Second, it would be a damaging distraction.  R&D budgets are finite, policy attention is time- and attention-limited, and – most importantly – many argue that the time has come to take concrete actions to address climate change.  Continued public and policy attention on the latest proposed technological solution – whether it’s air capture, concentrating solar power, or space beams – diverts attention from the need to take controversial and difficult steps to actually mitigate or adapt to climate change, rather than continuing to study the options.

So how do we move forward, given finite budgets, limited attention spans, and the need to take action?  Not by ignoring air capture, certainly, but neither by letting air capture distract us from the solutions in hand.  Numerous studies2 have shown the considerable carbon savings that could result from greater use of technologies already available, at costs well under $100 per ton of CO2. So why continue to pursue uncertain, expensive, and unproven technologies like air capture, when we have proven, cost-effective technologies already in hand?

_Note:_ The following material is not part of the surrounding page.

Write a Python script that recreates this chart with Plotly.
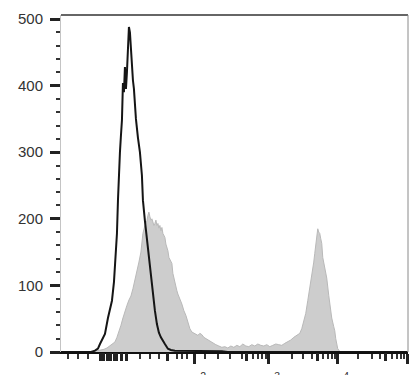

Yes, air capture might prove a viable technology for addressing climate change. So might nuclear fusion, or solar power beams from space, or any of the other B list technologies.  Perhaps these ideas deserve some research funds and attention.  But that is a distraction from the reality:  we have technologies that work; our challenge is to figure out how to make better use of them.

Paul Komor

1. MSNBC, Becky Iannotta, "Space solar power crowd bets on Obama,” Feb. 25, 2009.
2. See e.g. McKinsey & Company,  “Pathways to a Low-Carbon Economy,” 2009; Pacala, S. and R. Socolow, Stabilization Wedges: Solving the Climate Problem for the Next 50 Years with Current Technologies, Science, 13 Aug. 2004; Pachauri, R., “The IPCC Fourth Assessment Working Group Reports,” Presentation to the United Nations, 9/24/07.